= Merwin Sibulkin =

American scientist

Merwin Sibulkin (1926–2006) was an American scientist active in the field of aerodynamics, fluid mechanics, heat transfer and combustion.

==Early life and education==
A World War II Navy veteran, he earned his PhD at California Institute of Technology in 1956.

==Career==
Sibulkin worked at General Dynamics in San Diego, California until 1963, and then became professor at the Division of Engineering at Brown University.

Sibulkin was particularly known for his work on investigating drag around air intakes on jet-propelled aircraft.

Sibulkin was also once involved in an experiment trying to investigate if the coriolis force due to the rotation of the Earth could be seen in the form of spiraling water around the outlet when draining a bath tub.

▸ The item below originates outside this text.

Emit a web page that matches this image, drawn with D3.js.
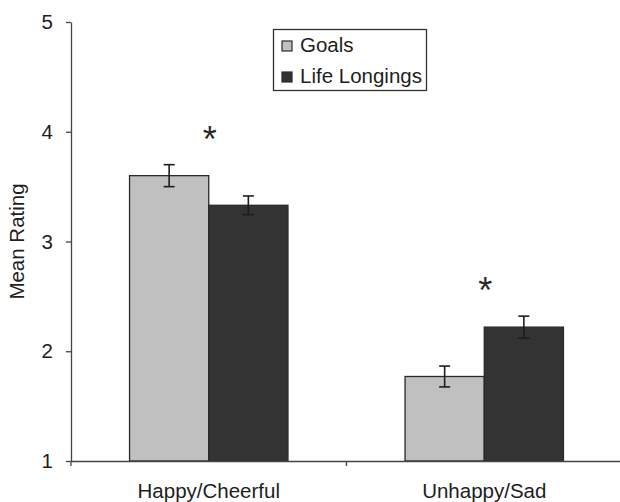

He was, however, unsuccessful.

==Selected publications==
- Transition from Turbulent to Laminar Pipe Flow, Defense Technical Information Center, 1961
- A note on the bathtub vortex, General Dynamics/Astronautics, San Diego, California
- Unsteady, viscous, circular flow Part 3. Application to the Ranque-Hilsch vortex tube, Convair Scientific Research Laboratory, San Diego
- "Boundary-Layer Measurements at Supersonic Nozzle Throats", Journal of the Aeronautical Sciences, Vol. 24, No. 4 (1957), pp. 249–252.

==Personal==
Sibulkil was married to Lucinda, née Weiss.